The move from formal success to ontological dissatisfaction occurs only when physicists begin to treat the theory as if it ought to answer questions of the following kind:
What entities really exist?
Are there particles, waves, fields, branches, or hidden variables?
Is the world fundamentally deterministic or indeterministic?
Does the universe split, collapse, or evolve unitarily?
These are not questions that can be settled by experiment—not because experiments are difficult or expensive, but because no conceivable experiment distinguishes the competing answers. Interpretations of quantum mechanics differ precisely in ways that make no empirical difference.
At this point, physics has exhausted its authority.
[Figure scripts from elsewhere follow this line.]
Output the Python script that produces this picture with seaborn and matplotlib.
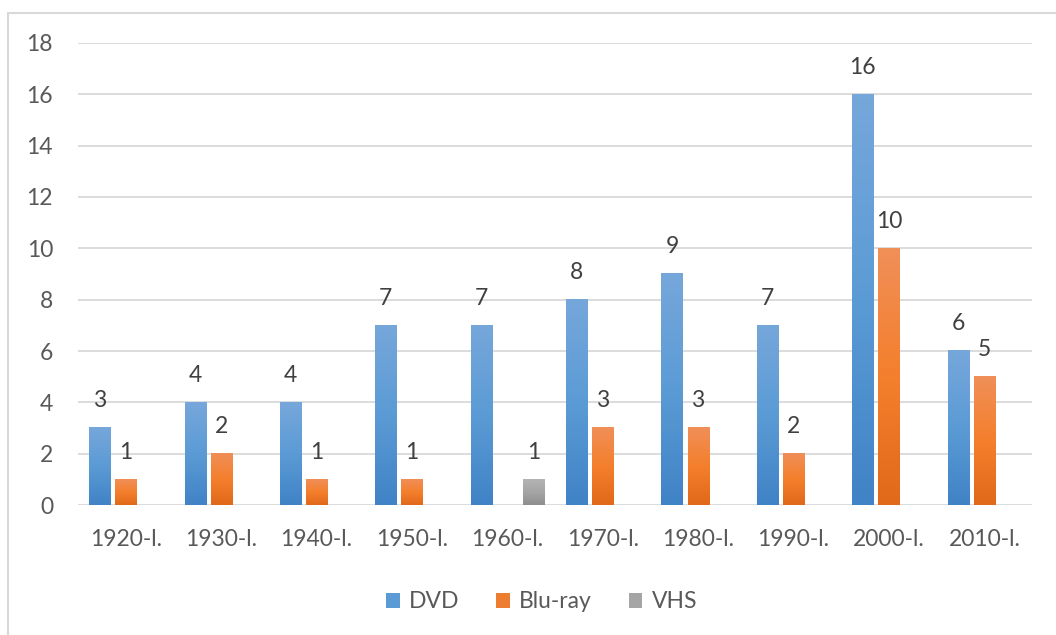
import numpy as np
import pandas as pd
import matplotlib
matplotlib.use("Agg")
import matplotlib.pyplot as plt
from matplotlib.colors import LinearSegmentedColormap
from matplotlib.patches import Rectangle
import seaborn as sns

# values
decades = ["1920-l.", "1930-l.", "1940-l.", "1950-l.", "1960-l.",
           "1970-l.", "1980-l.", "1990-l.", "2000-l.", "2010-l."]
dvd = [3, 4, 4, 7, 7, 8, 9, 7, 16, 6]
bluray = [1, 2, 1, 1, np.nan, 3, 3, 2, 10, 5]
vhs = [np.nan, np.nan, np.nan, np.nan, 1, np.nan, np.nan, np.nan, np.nan, np.nan]
series = ["DVD", "Blu-ray", "VHS"]

df = pd.DataFrame({"Decade": decades * 3,
                   "Type": np.repeat(series, len(decades)),
                   "Count": dvd + bluray + vhs})

sns.set_theme(style="white")
plt.rcParams["font.family"] = ["Lato", "DejaVu Sans"]

base = {"DVD": "#5b9bd5", "Blu-ray": "#ed7d31", "VHS": "#a5a5a5"}
# top -> middle -> bottom gradient stops, excel-style
grad = {"DVD": ["#76a7db", "#5b9bd5", "#4083c6"],
        "Blu-ray": ["#f08f58", "#f47f2c", "#e0691a"],
        "VHS": ["#b4b4b4", "#a5a5a5", "#8e8e8e"]}

fig = plt.figure(figsize=(10.56, 6.35), dpi=100)
ax = fig.add_axes([0.0739, 0.2047, 0.9034, 0.7276])

sns.barplot(data=df, x="Decade", y="Count", hue="Type", order=decades,
            hue_order=series, palette=base, width=0.82, gap=0.19,
            errorbar=None, legend=False, ax=ax, zorder=2)

ax.set_ylim(0, 18)
xlim = ax.get_xlim()

# gradient fill for each bar
for cont, name in zip(ax.containers, series):
    cmap = LinearSegmentedColormap.from_list(name, grad[name][::-1])
    for bar in cont:
        h = bar.get_height()
        if not np.isfinite(h) or h <= 0:
            continue
        x0 = bar.get_x()
        w = bar.get_width()
        ax.imshow(np.linspace(0, 1, 100).reshape(-1, 1), cmap=cmap,
                  extent=(x0, x0 + w, 0, h), origin="lower",
                  aspect="auto", interpolation="bilinear", zorder=3)
        bar.set_visible(False)
    labels = [f"{b.get_height():g}" if np.isfinite(b.get_height()) and b.get_height() > 0 else ""
              for b in cont]
    ax.bar_label(cont, labels=labels, padding=12, fontsize=16.5, color="#404040")

ax.set_xlim(xlim)
ax.set_yticks(range(0, 19, 2))
ax.yaxis.grid(True, color="#d9d9d9", linewidth=1.3, zorder=0)
ax.set_axisbelow(True)
for s in ax.spines.values():
    s.set_visible(False)
ax.tick_params(axis="both", length=0, labelsize=16.5, labelcolor="#595959")
ax.tick_params(axis="y", pad=18)
ax.tick_params(axis="x", pad=17)
ax.set_xlabel("")
ax.set_ylabel("")

handles = [Rectangle((0, 0), 1, 1, facecolor=base[s], edgecolor="none") for s in series]
fig.legend(handles, series, loc="center", bbox_to_anchor=(0.513, 0.052), ncol=3,
           frameon=False, fontsize=16.5, handlelength=0.6, handleheight=0.6,
           handletextpad=0.4, columnspacing=1.6, labelcolor="#595959")

# chart frame (cropped at right and bottom in the reference)
fig.patches.append(Rectangle((8 / 1056, -0.1), 1.2, 1 - 13 / 635 + 0.1,
                             transform=fig.transFigure, fill=False,
                             edgecolor="#d9d9d9", linewidth=1.5))

fig.savefig("out.png", dpi=100)
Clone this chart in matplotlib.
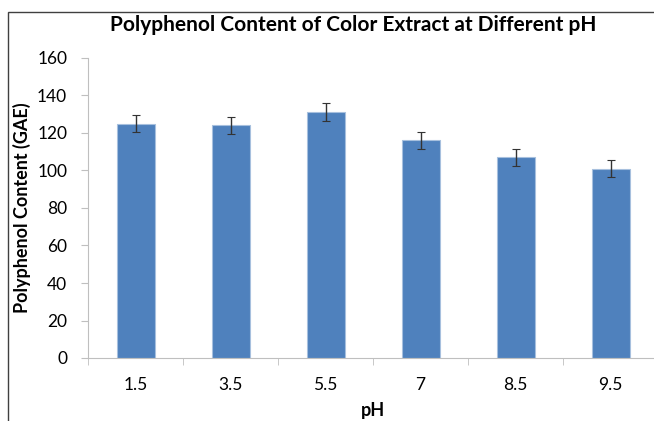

What remains is philosophy.
3. The Unacknowledged Transition
Curiously, this transition is almost never acknowledged as such. Physicists routinely insist that they are just doing physics, even while arguing passionately about the nature of reality, the meaning of existence, or the structure of the universe at its most fundamental level.
This insistence is often accompanied by a professed contempt for philosophy, typically on the grounds that philosophy does not test its claims experimentally. But this objection misses its target entirely.
Philosophy is not an experimental discipline. It does not compete with physics by proposing rival predictions. Its task is different: to make explicit the conceptual commitments that are already in play, whether they are acknowledged or not.
When physicists debate the reality of wavefunctions, the existence of many worlds, or the status of observers, they are not conducting experiments. They are articulating—often implicitly—ontological commitments. The fact that these commitments are untested does not make them optional; it merely makes them invisible.
The irony is sharp: physicists reject philosophy for failing to do what physics does, while unknowingly relying on philosophical assumptions that physics itself cannot test.
4. “Shut Up and Calculate”
The slogan “shut up and calculate” is sometimes offered as a way out of this predicament. If ontological questions are troubling, the suggestion goes, perhaps they should simply be ignored.
But this posture does not eliminate ontology. It merely drives it underground.
Even the decision to treat quantum mechanics as a mere calculating device presupposes a view about what kinds of questions are legitimate, what counts as explanation, and what it means for a theory to be about the world at all. These are not physical commitments; they are philosophical ones.
Refusing to articulate them does not make them disappear. It ensures only that they remain unexamined, inherited, and resistant to critique.
5. The Real Source of the Trouble
The persistent dissatisfaction with quantum mechanics is therefore not a signal that the theory has failed. It is a signal that physicists are uneasy with the ontological expectations they bring to it.
Quantum mechanics does not violate experimental constraints. It violates habits of thought formed under earlier physical theories—habits that smuggle in assumptions about determinism, separability, and observer-independence without acknowledging them as assumptions.
What is experienced as a crisis in quantum foundations is, more accurately, a crisis of unacknowledged philosophy.
Quantum mechanics works. What troubles us is not the theory, but the belief that a physical theory must also deliver a single, unambiguous picture of reality itself.
6. Where This Series Is Going
The posts that follow will examine this situation more closely: how physicists come to make ontological claims without recognising them as such; how the concept of “reality” functions as an unmarked term in foundational debates; and why contempt for philosophy often results in particularly poor metaphysics.
The aim is not to offer yet another interpretation of quantum mechanics. It is to clarify what kind of dissatisfaction is actually at work—and why no amount of new physics will resolve a problem that is not, at bottom, a physical one.
Quantum mechanics does not fail to describe reality.
It exposes our confusion about what we think “reality” must be.